Originally commissioned by British and Commonwealth Holdings, the Wellington Hospital was founded by Dr Arthur Levin who wanted to create a modern flagship private hospital. The South Building, which was designed by Fred Woodhead, opened in April 1974. The North Building, also designed by Fred Woodhead, opened in 1978. The Wellington Diagnostics and Outpatients Centre at Golders Green opened in 2007 and the Platinum Medical Centre, which includes an oncology centre with MRI and PET CT scanners, opened in May 2011.

==Notable patients==
- John Spencer, 8th Earl Spencer, British peer and the father of Diana, Princess of Wales died at the hospital in March 1992.
- Sir Robin Day, the broadcaster, died at the hospital in August 2000.
- Taylor Hawkins, Foo Fighters drummer, was admitted to the hospital when he overdosed on heroin during their London tour in July 2001.

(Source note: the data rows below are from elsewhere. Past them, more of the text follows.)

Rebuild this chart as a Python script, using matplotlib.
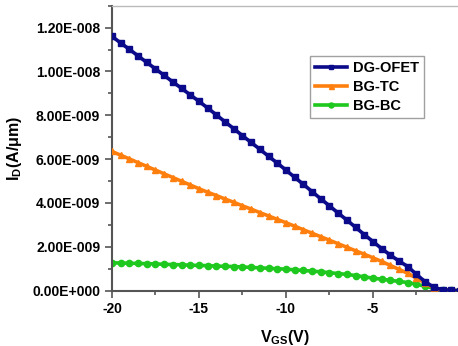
import numpy as np
import matplotlib
matplotlib.use("Agg")
import matplotlib.pyplot as plt
import matplotlib.ticker as mticker

plt.rcParams["font.family"] = ["Liberation Sans", "DejaVu Sans"]
plt.rcParams["font.weight"] = "bold"
plt.rcParams["axes.unicode_minus"] = False
plt.rcParams["mathtext.fontset"] = "custom"
plt.rcParams["mathtext.rm"] = "Liberation Sans:bold"
plt.rcParams["mathtext.it"] = "Liberation Sans:bold"
plt.rcParams["mathtext.bf"] = "Liberation Sans:bold"

# ── Data (I_D in units of 1e-9 A/um) ──────────────────────────────────────────
vgs = [-20, -19.5, -19, -18.5, -18, -17.5, -17, -16.5, -16, -15.5,
       -15, -14.5, -14, -13.5, -13, -12.5, -12, -11.5, -11, -10.5,
       -10, -9.5, -9, -8.5, -8, -7.5, -7, -6.5, -6, -5.5,
       -5, -4.5, -4, -3.5, -3, -2.5, -2, -1.5, -1, -0.5, 0]

dg_ofet = [11.60, 11.30, 11.01, 10.71, 10.41, 10.12, 9.82, 9.52, 9.23, 8.93,
           8.64, 8.33, 8.02, 7.70, 7.39, 7.07, 6.76, 6.45, 6.13, 5.82,
           5.50, 5.17, 4.85, 4.52, 4.19, 3.87, 3.54, 3.22, 2.89, 2.56,
           2.24, 1.92, 1.62, 1.35, 1.10, 0.74, 0.41, 0.15, 0.04, 0.01, 0.00]

bg_tc = [6.35, 6.18, 6.01, 5.84, 5.67, 5.50, 5.33, 5.16, 4.99, 4.82,
         4.65, 4.49, 4.34, 4.18, 4.03, 3.87, 3.72, 3.56, 3.41, 3.25,
         3.10, 2.94, 2.78, 2.62, 2.46, 2.30, 2.14, 1.98, 1.82, 1.66,
         1.50, 1.33, 1.15, 0.97, 0.79, 0.57, 0.35, 0.12, 0.03, 0.01, 0.00]

bg_bc = [1.27, 1.26, 1.25, 1.24, 1.23, 1.22, 1.20, 1.19, 1.18, 1.16,
         1.15, 1.14, 1.12, 1.11, 1.10, 1.08, 1.06, 1.04, 1.02, 1.00,
         0.98, 0.95, 0.92, 0.89, 0.86, 0.82, 0.78, 0.74, 0.69, 0.63,
         0.57, 0.52, 0.47, 0.42, 0.37, 0.29, 0.20, 0.11, 0.05, 0.01, 0.00]

x = np.array(vgs)
scale = 1e-9

# ── Plot ──────────────────────────────────────────────────────────────────────
fig = plt.figure(figsize=(4.58, 3.46), dpi=100)
ax = fig.add_axes([0.2445, 0.160, 0.7555, 0.8235])

ax.plot(x, np.array(bg_bc) * scale, color="#1ec81e", lw=2.6, marker="o",
        ms=4.5, label="BG-BC", zorder=2)
ax.plot(x, np.array(bg_tc) * scale, color="#ff7f0e", lw=2.6, marker="^",
        ms=4.5, label="BG-TC", zorder=3)
ax.plot(x, np.array(dg_ofet) * scale, color="#0a0a8a", lw=2.6, marker="s",
        ms=3.8, label="DG-OFET", zorder=4)

ax.set_xlim(-20, -0.11)
ax.set_ylim(0, 1.3e-8)
ax.set_xticks([-20, -15, -10, -5])
ax.xaxis.set_minor_locator(mticker.MultipleLocator(2.5))
ax.set_yticks(np.arange(0, 1.21e-8, 2e-9))
ax.yaxis.set_minor_locator(mticker.MultipleLocator(1e-9))
ax.yaxis.set_major_formatter(mticker.FuncFormatter(
    lambda v, _: "0.00E+000" if v == 0 else
    "%.2fE-%03d" % (v / 10 ** np.floor(np.log10(v)), -int(np.floor(np.log10(v))))))

ax.tick_params(which="both", direction="out", colors="#555555",
               labelcolor="black", labelsize=10, width=1.2)
ax.tick_params(which="major", length=5)
ax.tick_params(which="minor", length=3)
for lbl in ax.get_xticklabels() + ax.get_yticklabels():
    lbl.set_fontweight("bold")

ax.spines["left"].set_color("#555555")
ax.spines["left"].set_linewidth(1.5)
ax.spines["bottom"].set_color("#555555")
ax.spines["bottom"].set_linewidth(1.5)
ax.spines["top"].set_color("#bbbbbb")
ax.spines["top"].set_linewidth(1.0)
ax.spines["right"].set_visible(False)

ax.set_xlabel(r"V$_{\mathrm{GS}}$(V)", fontsize=11.5, fontweight="bold", labelpad=8)
ax.set_ylabel(r"I$_{\mathrm{D}}$(A/$\mu$m)", fontsize=11.5, fontweight="bold", labelpad=6)

handles, labels = ax.get_legend_handles_labels()
leg = ax.legend(handles[::-1], labels[::-1], loc="upper left",
                bbox_to_anchor=(0.572, 0.825), fontsize=10.5, frameon=True,
                fancybox=False, edgecolor="#888888", handlelength=2.2,
                handletextpad=0.4, borderpad=0.35, labelspacing=0.35,
                markerscale=0.8, borderaxespad=0)
leg.get_frame().set_linewidth(1.0)
for t in leg.get_texts():
    t.set_fontweight("bold")

fig.savefig("out.png", dpi=100)
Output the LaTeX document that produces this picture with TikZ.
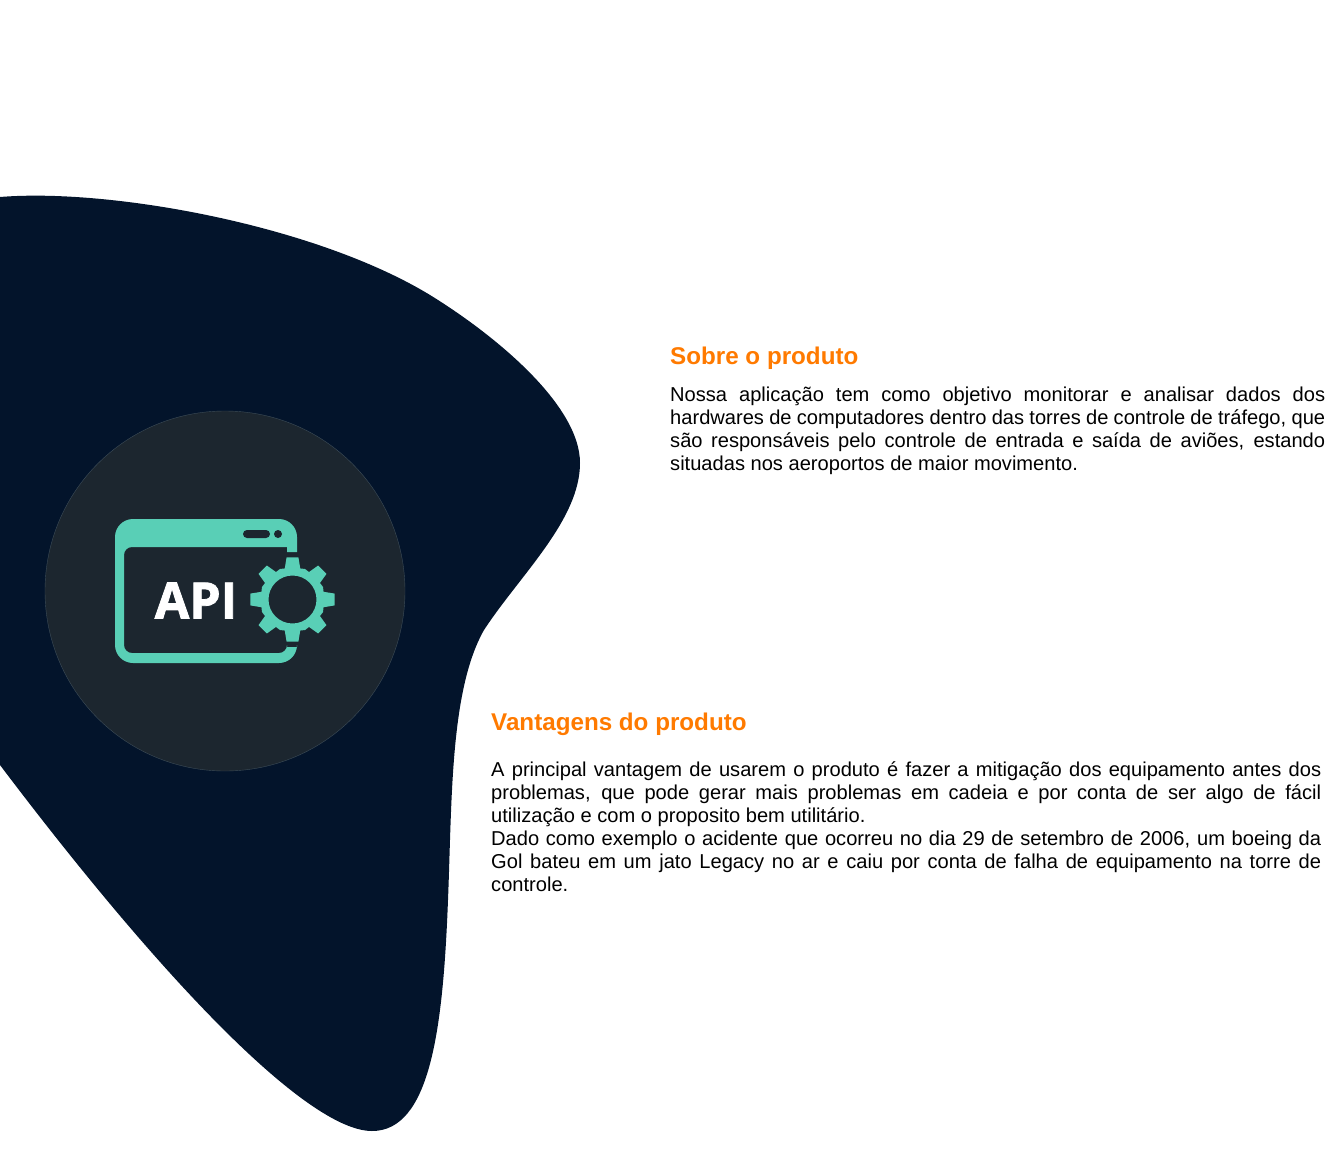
\documentclass[tikz,border=0pt]{standalone}
\usepackage{fontspec}
\setmainfont{Liberation Sans}
\newfontfamily\apifont[BoldFeatures={FakeBold=1.6}]{Open Sans}
\definecolor{blobblue}{HTML}{03142B}
\definecolor{discgray}{HTML}{1C262F}
\definecolor{discedge}{HTML}{3C4C58}
\definecolor{apiteal}{HTML}{59CFB6}
\definecolor{headorange}{HTML}{FF7A00}
\tikzset{
  headtext/.style={anchor=base west,inner sep=0pt,text=headorange,font=\fontsize{24.2}{28}\selectfont\bfseries},
  bodytext/.style={anchor=north west,inner sep=0pt,align=justify,text=black,font=\fontsize{20.1}{23}\selectfont},
}
\begin{document}
\begin{tikzpicture}[x=1pt,y=-1pt]
\useasboundingbox (0,0) rectangle (1325,1156);
% background blob
\fill[blobblue] (0,197) .. controls (110,188) and (315,225) .. (430,295)
  .. controls (495,335) and (580,405) .. (580,463)
  .. controls (580,520) and (520,575) .. (484,630)
  .. controls (450,690) and (452,800) .. (448,900)
  .. controls (443,1030) and (430,1131) .. (372,1131)
  .. controls (310,1131) and (170,990) .. (0,765) -- cycle;
\filldraw[fill=discgray,draw=discedge,line width=0.4pt] (225,591) circle (180);
% window
\fill[apiteal] (297,552) [rounded corners=18pt] -- (297,519) -- (115,519) -- (115,663) -- (297,663)
  [sharp corners] -- (297,647) -- (287,647)
  [rounded corners=8pt] -- (287,653) -- (124,653) -- (124,547)
  [sharp corners] -- (287,547) -- (287,552) -- cycle;
\fill[discgray,rounded corners=4pt] (243,530) rectangle (270,538);
\fill[discgray] (278,534) circle (4);
\node[inner sep=0pt,text=white] (api) at (196,600.5) {\apifont\fontsize{50}{50}\selectfont\bfseries API};
% gear
\begin{scope}[shift={(292.5,599.5)}]
\fill[apiteal,even odd rule] (-14:32)
  \foreach \a in {0,45,...,315}{
    -- (\a-14:32) -- (\a-8:42.5) -- (\a+8:42.5) -- (\a+14:32) -- (\a+22.5:33)
  } -- cycle (0,0) circle (24);
\end{scope}
% texts
\node[headtext] (sobrehead) at (670,364.5) {Sobre o produto};
\node[bodytext,text width=655pt] (sobrebody) at (670,386.5) {Nossa aplicação tem como objetivo monitorar e analisar dados dos\linebreak
hardwares de computadores dentro das torres de controle de tráfego, que\linebreak
são responsáveis pelo controle de entrada e saída de aviões, estando\linebreak
situadas nos aeroportos de maior movimento.};
\node[headtext] (vantagenshead) at (491,730.5) {Vantagens do produto};
\node[bodytext,text width=830pt] (vantagensbody) at (491,761.5) {A principal vantagem de usarem o produto é fazer a mitigação dos equipamento antes dos\linebreak
problemas, que pode gerar mais problemas em cadeia e por conta de ser algo de fácil\linebreak
utilização e com o proposito bem utilitário.\\
Dado como exemplo o acidente que ocorreu no dia 29 de setembro de 2006, um boeing da\linebreak
Gol bateu em um jato Legacy no ar e caiu por conta de falha de equipamento na torre de\linebreak
controle.};
\end{tikzpicture}
\end{document}
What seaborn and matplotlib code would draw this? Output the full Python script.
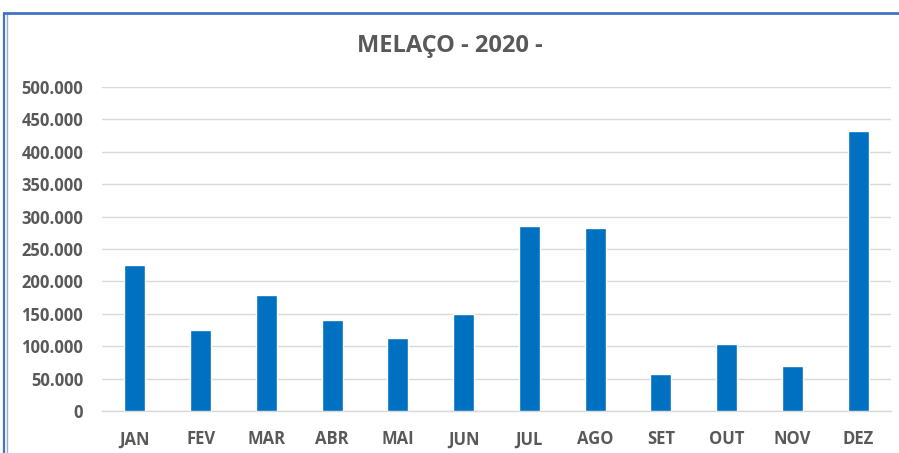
import seaborn as sns
import matplotlib.pyplot as plt
from matplotlib.lines import Line2D
from matplotlib.ticker import FuncFormatter, MultipleLocator

meses = ["JAN", "FEV", "MAR", "ABR", "MAI", "JUN", "JUL", "AGO", "SET", "OUT", "NOV", "DEZ"]
quantidades = [225000, 125000, 179000, 140000, 113000, 150000, 285000, 282000, 57000, 103000, 70000, 432000]

sns.set_style("white")
plt.rcParams['font.family'] = ['Open Sans', 'DejaVu Sans']

fig = plt.figure(figsize=(8.99, 4.53), dpi=100)
ax = fig.add_axes([102 / 899, 1 - 411 / 453, (891 - 102) / 899, (411 - 87) / 453])

sns.barplot(x=meses, y=quantidades, color="#0070C0", saturation=1, width=0.32, ax=ax, zorder=3)

cinza = "#595959"
ax.set_ylim(0, 500000)
ax.yaxis.set_major_locator(MultipleLocator(50000))
ax.yaxis.set_major_formatter(FuncFormatter(lambda v, p: f"{v:,.0f}".replace(",", ".")))
ax.grid(axis="y", color="#D9D9D9", linewidth=1, zorder=0)
for s in ["top", "right", "left"]:
    ax.spines[s].set_visible(False)
ax.spines["bottom"].set_color("#D9D9D9")
ax.spines["bottom"].set_linewidth(1)
ax.tick_params(axis="both", length=0, labelsize=12, labelcolor=cinza)
ax.tick_params(axis="y", pad=13.5)
ax.tick_params(axis="x", pad=14)
for lbl in ax.get_xticklabels() + ax.get_yticklabels():
    lbl.set_fontweight("bold")
ax.set_xlabel("")
ax.set_ylabel("")

fig.text(0.5, 1 - 46 / 453, "MELAÇO - 2020 -", ha="center", va="center",
         fontsize=17, fontweight="bold", color=cinza)

# moldura azul cortada do print
fig.add_artist(Line2D([4 / 899, 4 / 899], [0, 1 - 13 / 453], color="#4472C4", linewidth=1.6, transform=fig.transFigure))
fig.add_artist(Line2D([7 / 899, 7 / 899], [0, 1 - 13 / 453], color="#8FAADC", linewidth=1, transform=fig.transFigure))
fig.add_artist(Line2D([4 / 899, 1], [1 - 13 / 453, 1 - 13 / 453], color="#4472C4", linewidth=2, transform=fig.transFigure))

fig.savefig("out.png", dpi=100)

- Richard Burns, rally driver and winner of the 2001 World Rally Championship, died at the hospital aged 34 from complications of an astrocytoma brain tumour on 25 November 2005, exactly 4 years after winning the title.
- Prince Friso of Orange-Nassau, a member of the Dutch Royal Family, who, after being buried under an avalanche in Lech while skiing in Austria, was admitted to the hospital on 1 March 2012. He died on 12 August 2013 in the Netherlands.
- Peter O'Toole died at the hospital on 14 December 2013.